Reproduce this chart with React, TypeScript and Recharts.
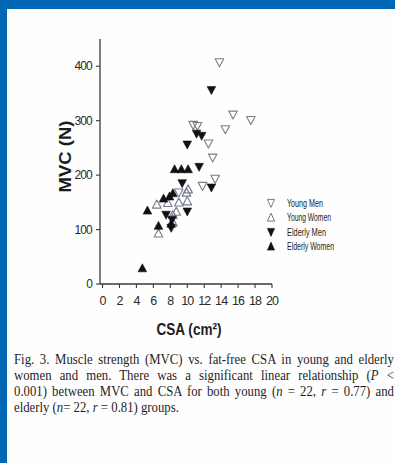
import React from 'react';
import { ScatterChart, Scatter, XAxis, YAxis, Label } from 'recharts';

// MVC (N) against fat-free CSA (cm²), one list per group
const youngMen = [
  { csa: 13.8, mvc: 407 },
  { csa: 15.4, mvc: 311 },
  { csa: 17.5, mvc: 301 },
  { csa: 14.5, mvc: 284 },
  { csa: 10.7, mvc: 292 },
  { csa: 11.2, mvc: 290 },
  { csa: 12.5, mvc: 258 },
  { csa: 13.0, mvc: 232 },
  { csa: 13.3, mvc: 193 },
  { csa: 11.8, mvc: 180 },
  { csa: 9.0, mvc: 168 },
];

const youngWomen = [
  { csa: 6.4, mvc: 146 },
  { csa: 6.6, mvc: 93 },
  { csa: 7.7, mvc: 149 },
  { csa: 8.3, mvc: 113 },
  { csa: 8.3, mvc: 127 },
  { csa: 8.7, mvc: 133 },
  { csa: 9.0, mvc: 150 },
  { csa: 9.9, mvc: 168 },
  { csa: 10.0, mvc: 152 },
  { csa: 10.1, mvc: 174 },
];

const elderlyMen = [
  { csa: 12.85, mvc: 356 },
  { csa: 11.1, mvc: 276 },
  { csa: 11.7, mvc: 272 },
  { csa: 10.0, mvc: 256 },
  { csa: 11.4, mvc: 215 },
  { csa: 9.4, mvc: 185 },
  { csa: 12.85, mvc: 177 },
  { csa: 10.0, mvc: 133 },
  { csa: 7.5, mvc: 127 },
  { csa: 8.2, mvc: 118 },
  { csa: 8.1, mvc: 103 },
];

const elderlyWomen = [
  { csa: 4.7, mvc: 29 },
  { csa: 5.3, mvc: 135 },
  { csa: 6.6, mvc: 107 },
  { csa: 7.2, mvc: 157 },
  { csa: 7.9, mvc: 161 },
  { csa: 8.3, mvc: 167 },
  { csa: 8.5, mvc: 211 },
  { csa: 9.3, mvc: 211 },
  { csa: 10.1, mvc: 211 },
  { csa: 8.1, mvc: 111 },
];

const csaTicks = [0, 2, 4, 6, 8, 10, 12, 14, 16, 18, 20];
const mvcTicks = [0, 100, 200, 300, 400];

const groups = [
  { name: 'Young Men', data: youngMen, down: true, filled: false, color: '#7c7c84' },
  { name: 'Young Women', data: youngWomen, down: false, filled: false, color: '#767a90' },
  { name: 'Elderly Men', data: elderlyMen, down: true, filled: true, color: '#111' },
  { name: 'Elderly Women', data: elderlyWomen, down: false, filled: true, color: '#111' },
];
const legendWidths = [36, 44, 39, 47];

const captionLines: Array<Array<[string, boolean]>> = [
  [['Fig. 3.  Muscle strength (MVC) vs. fat-free CSA in young and elderly', false]],
  [['women and men. There was a significant linear relationship (', false], ['P', true], [' <', false]],
  [
    ['0.001) between MVC and CSA for both young (', false], ['n', true], [' = 22, ', false],
    ['r', true], [' = 0.77) and', false],
  ],
  [['elderly (', false], ['n', true], ['= 22, ', false], ['r', true], [' = 0.81) groups.', false]],
];

const sans = '"Liberation Sans", Arial, sans-serif';
const serif = '"Liberation Serif", "Times New Roman", serif';
const axisColor = '#3a3a3a';

const trianglePoints = (cx: number, cy: number, down: boolean, w = 4.3) =>
  down
    ? `${cx - w},${cy - 3.6} ${cx + w},${cy - 3.6} ${cx},${cy + 4.4}`
    : `${cx - w},${cy + 3.6} ${cx + w},${cy + 3.6} ${cx},${cy - 4.4}`;

const Marker = ({ cx, cy, down, filled, color }: any) => {
  if (cx == null || cy == null) return null;
  return (
    <polygon
      points={trianglePoints(cx, cy, down)}
      fill={filled ? color : 'none'}
      stroke={color}
      strokeWidth={filled ? 0.6 : 1.1}
      strokeLinejoin="round"
    />
  );
};

const CsaTick = ({ x, y, payload }: any) => (
  <text x={x} y={y} dy={15} textAnchor="middle" fontSize={12.5} letterSpacing={-0.9} fontFamily={sans} fill="#2a2a2a">
    {payload.value}
  </text>
);

const MvcTick = ({ x, y, payload }: any) => (
  <text x={x - 2} y={y} dy={4} textAnchor="end" fontSize={12} letterSpacing={-0.8} fontFamily={sans} fill="#2a2a2a">
    {payload.value}
  </text>
);

export default function App() {
  return (
    <div style={{ position: 'absolute', left: 0, top: 0, width: 395, height: 463, background: '#0067b4', overflow: 'hidden' }}>
      <div style={{ position: 'absolute', left: 7, top: 9, right: 0, bottom: 0, background: '#fefefe' }} />
      <div style={{ position: 'absolute', left: 0, top: 0 }}>
        <ScatterChart width={395} height={340} margin={{ top: 39, right: 123, bottom: 26, left: 60 }}>
          <XAxis
            type="number"
            dataKey="csa"
            domain={[-0.3, 20]}
            ticks={csaTicks}
            interval={0}
            height={30}
            tickSize={4}
            tickMargin={2}
            tick={<CsaTick />}
            axisLine={{ stroke: axisColor, strokeWidth: 1.3 }}
            tickLine={{ stroke: axisColor, strokeWidth: 1.1 }}
          >
            <Label
              content={({ viewBox }: any) => (
                <text
                  x={viewBox.x + viewBox.width / 2 + 3}
                  y={viewBox.y + 51}
                  textAnchor="middle"
                  fontSize={16}
                  fontWeight="bold"
                  fontFamily={sans}
                  fill="#1c1c1c"
                  textLength={65}
                  lengthAdjust="spacingAndGlyphs"
                >
                  CSA (cm²)
                </text>
              )}
            />
          </XAxis>
          <YAxis
            type="number"
            dataKey="mvc"
            domain={[0, 450]}
            ticks={mvcTicks}
            interval={0}
            width={40}
            tickSize={4}
            tickMargin={2}
            tick={<MvcTick />}
            axisLine={{ stroke: axisColor, strokeWidth: 1.3 }}
            tickLine={{ stroke: axisColor, strokeWidth: 1.1 }}
          >
            <Label
              content={({ viewBox }: any) => {
                const lx = viewBox.x + viewBox.width - 29;
                const ly = viewBox.y + viewBox.height / 2 - 5;
                return (
                  <text
                    x={lx}
                    y={ly}
                    transform={`rotate(-90 ${lx} ${ly})`}
                    textAnchor="middle"
                    fontSize={17}
                    fontWeight="bold"
                    fontFamily={sans}
                    fill="#1c1c1c"
                    textLength={72}
                    lengthAdjust="spacingAndGlyphs"
                  >
                    MVC (N)
                  </text>
                );
              }}
            />
          </YAxis>
          {groups.map((g) => (
            <Scatter
              key={g.name}
              name={g.name}
              data={g.data}
              isAnimationActive={false}
              shape={(p: any) => <Marker {...p} down={g.down} filled={g.filled} color={g.color} />}
            />
          ))}
        </ScatterChart>
      </div>

      {/* group key */}
      <svg width={100} height={62} style={{ position: 'absolute', left: 262, top: 196 }}>
        {groups.map((g, i) => {
          const cy = 7 + i * 14.5;
          return (
            <g key={g.name}>
              <polygon
                points={trianglePoints(9, cy, g.down, 3.6)}
                fill={g.filled ? g.color : 'none'}
                stroke={g.color}
                strokeWidth={g.filled ? 0.6 : 1}
              />
              <text
                x={25}
                y={cy + 3.5}
                fontSize={10}
                fontFamily={sans}
                fill="#222"
                textLength={legendWidths[i]}
                lengthAdjust="spacingAndGlyphs"
              >
                {g.name}
              </text>
            </g>
          );
        })}
      </svg>

      {/* figure caption */}
      <div style={{ position: 'absolute', left: 14, top: 351, fontFamily: serif, fontSize: 15, lineHeight: '16.1px', color: '#1e1e1e' }}>
        {captionLines.map((parts, i) => {
          const last = i === captionLines.length - 1;
          return (
            <div
              key={i}
              style={{
                width: 447,
                transform: 'scaleX(0.85)',
                transformOrigin: '0 0',
                whiteSpace: last ? 'nowrap' : 'normal',
                textAlign: last ? 'left' : 'justify',
                textAlignLast: last ? 'left' : 'justify',
              }}
            >
              {parts.map(([t, it], j) => (
                <span key={j} style={{ fontStyle: it ? 'italic' : 'normal' }}>
                  {t}
                </span>
              ))}
            </div>
          );
        })}
      </div>
    </div>
  );
}
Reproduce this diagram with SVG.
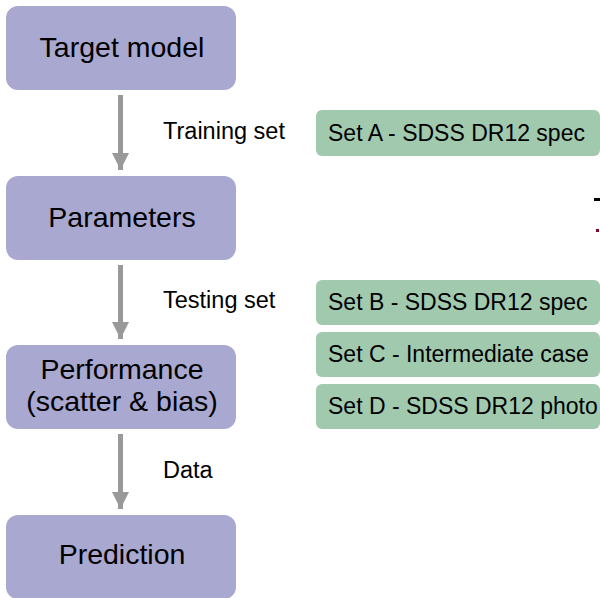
<svg xmlns="http://www.w3.org/2000/svg" width="600" height="598" viewBox="0 0 600 598">
  <style>
    .step rect { fill: #a9a8d0; }
    .step text { font-family: "Liberation Sans", Arial, sans-serif; font-size: 28.5px; fill: #000; text-anchor: middle; }
    .set rect { fill: #a0c9ae; }
    .set text { font-family: "Liberation Sans", Arial, sans-serif; font-size: 23px; fill: #000; }
    .label { font-family: "Liberation Sans", Arial, sans-serif; font-size: 23.5px; fill: #000; }
    .arrow { stroke: #999999; stroke-width: 5; fill: none; }
  </style>
  <defs>
    <marker id="head" markerUnits="userSpaceOnUse" markerWidth="18" markerHeight="24" refX="17" refY="8.5" orient="auto">
      <path d="M0,0 L17,8.5 L0,17 Z" fill="#999999"/>
    </marker>
  </defs>
  <rect width="600" height="598" fill="#ffffff"/>

  <!-- flow connectors -->
  <g id="connectors">
    <line class="arrow" x1="120.5" y1="95" x2="120.5" y2="170" marker-end="url(#head)"/>
    <line class="arrow" x1="120.5" y1="265" x2="120.5" y2="339" marker-end="url(#head)"/>
    <line class="arrow" x1="120.5" y1="434" x2="120.5" y2="509" marker-end="url(#head)"/>
  </g>

  <!-- pipeline steps -->
  <g id="target-model" class="step">
    <rect x="6" y="6" width="230" height="84" rx="12"/>
    <text x="122" y="57">Target model</text>
  </g>
  <g id="parameters" class="step">
    <rect x="6" y="176" width="230" height="84" rx="12"/>
    <text x="122" y="227">Parameters</text>
  </g>
  <g id="performance" class="step">
    <rect x="6" y="345" width="230" height="84" rx="12"/>
    <text x="122" y="379">Performance</text>
    <text x="122" y="411">(scatter &amp; bias)</text>
  </g>
  <g id="prediction" class="step">
    <rect x="6" y="515" width="230" height="84" rx="12"/>
    <text x="122" y="564">Prediction</text>
  </g>

  <!-- edge labels -->
  <g id="edge-labels">
    <text class="label" x="163" y="139">Training set</text>
    <text class="label" x="163" y="308">Testing set</text>
    <text class="label" x="163" y="478">Data</text>
  </g>

  <!-- data sets -->
  <g id="set-a" class="set">
    <rect x="316" y="110" width="284" height="46" rx="6"/>
    <text x="328" y="141">Set A - SDSS DR12 spec</text>
  </g>
  <g id="set-b" class="set">
    <rect x="316" y="280" width="284" height="45" rx="6"/>
    <text x="328" y="310">Set B - SDSS DR12 spec</text>
  </g>
  <g id="set-c" class="set">
    <rect x="316" y="332" width="284" height="45" rx="6"/>
    <text x="328" y="362">Set C - Intermediate case</text>
  </g>
  <g id="set-d" class="set">
    <rect x="316" y="384" width="284" height="45" rx="6"/>
    <text x="328" y="414">Set D - SDSS DR12 photo</text>
  </g>

  <!-- marks at the right border -->
  <rect x="594" y="198" width="6" height="3" fill="#000000"/>
  <rect x="596" y="229" width="3" height="3" fill="#7a0a2a"/>
</svg>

---

Transcribe the opening line of the listing above, please, and every line after it through the line with "XAxis, YAxis, Label", word for word, without pictures.

*Full solution*
Reproduce this chart with React, TypeScript and Recharts.
import React from 'react';
import { ScatterChart, Scatter, XAxis, YAxis, Label } from 'recharts';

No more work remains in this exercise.